After completing her law degree and passing the bar, Donatella found out she wanted to run restaurants. “I had been practicing law for three months and was sitting at the bar at my brother’s restaurant. For some reason, he needed some help at the door. So, I got up and I hosted.”Guests asked about the beautiful blonde smiling at the door. Then, it clicked. Donatella knew she would never be more happy outside the world of food.“In my career, I’ve done everything in reverse; that’s just my personality. I opened my first restaurant at 25. Then I opened a second. And a third. Then I began making TV appearances. After all that, I finally went to culinary school.”“My classmates would look at me and say hey, didn’t I see you on TV?!”Donatella says she has always built her restaurants on stellar service and authentic Neapolitan cooking.
The Meatball Queen
Perhaps the most perfect encapsulation of Donatella’s cooking philosophy is her meatball. “The meatball is, for many, the ultimate comfort food. The meatball is, for me, my childhood.”
Donatella recalls her mother making meatballs, the smell of fresh herbs, day-old bread, and lean veal drifting out of the kitchen. She remembers sneaking meatballs off the pan before they even made into the sauce.“I used that same recipe to win the New York Food and Wine Festival’s Meatball Madness two years in a row.”That same meatball is still served in her restaurants, and is a favorite at Prova Pizzabar.
Queen of New York City
“I love this city,” says Donatella.
She has been a New Yorker since moving into the city after college. She says she cannot imagine living anywhere else. “I love the energy, the pace, the people. Plus, as a chef, there is no better place to be.”Donatella says she is constantly inspired by the immense talent all around her. “As chefs, we are constantly having to push ourselves. This is a tough business and you always need to be improving.”She says in the world of food, New York is always 10 years ahead. “It is a food-lover’s paradise!”
Iron Chef Judge
Donatella judged the most episodes of Iron Chef America and the Next Iron Chef than any other person in the history of the show.
“When I was younger, I had a tremendous fear of public speaking. In law school, I was afraid to get called on, much less be in front of cameras and a national audience. As you can see, I’ve overcome that fear!”After opening Bellini, her first restaurant, Donatella began making local TV appearances, “just to get feet in the door. At the restaurant, a producer asked me to be a guest host. And they just kept inviting me.”Donatella says watching the contestants work so hard under such extreme circumstances constantly inspired her. “Those shows are the realest reality TV.”
“Having my son changed my life.
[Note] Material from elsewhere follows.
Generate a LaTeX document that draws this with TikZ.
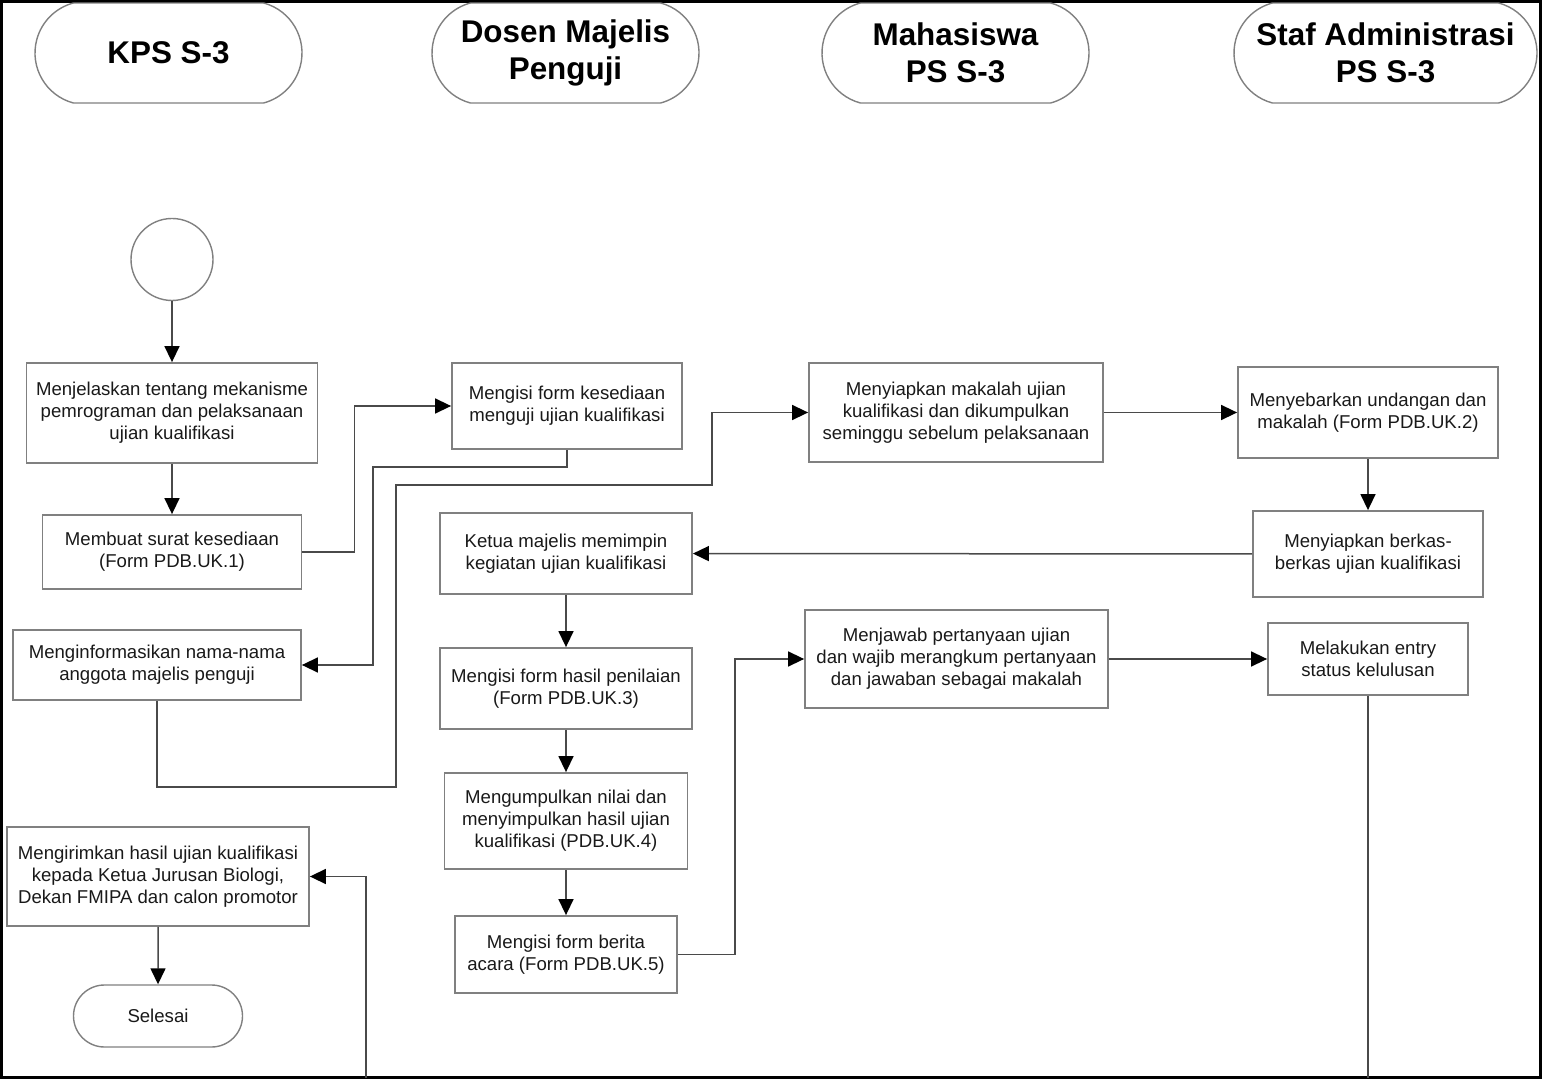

It changed everything!”
Donatella’s son was born on her 40th birthday. Her son, she says, has given her a new understanding.“I now understand the busy mother. The strong, independent woman who works hard, loves her family, and always finds a way to put food on the table. I understand that woman.”Donatella says it can be difficult to keep her work and family lives balanced, but that is important for her son to see her mother work and provide. This understanding has informed her business and the brands with which she partners.
Shake Shack was the answer of Burger King. Prova Pizzabar will be the answer to Domino’s.
“We get ancient grains to make our flour. We let our dough rise 2-3 days where other shops only let theirs rise 2-3 hours. Our well-hydrated dough is strong to hold hearty toppings, but still very light.”Donatella studied in Naples under a pizza master, Enzo Cocci. She tooks what she learned there, considered a modern lifestyle, and drew from her family’s heritage to create what she calls a “perfect hybrid.”She opened her first Prova Pizzabar location in Grand Central Station in 2015. She looks forward to seeing it grow across the country.
Prova Pizzabar will serve authentic, healthy, convenient, and–most importantly to Donatella–delicious pizza.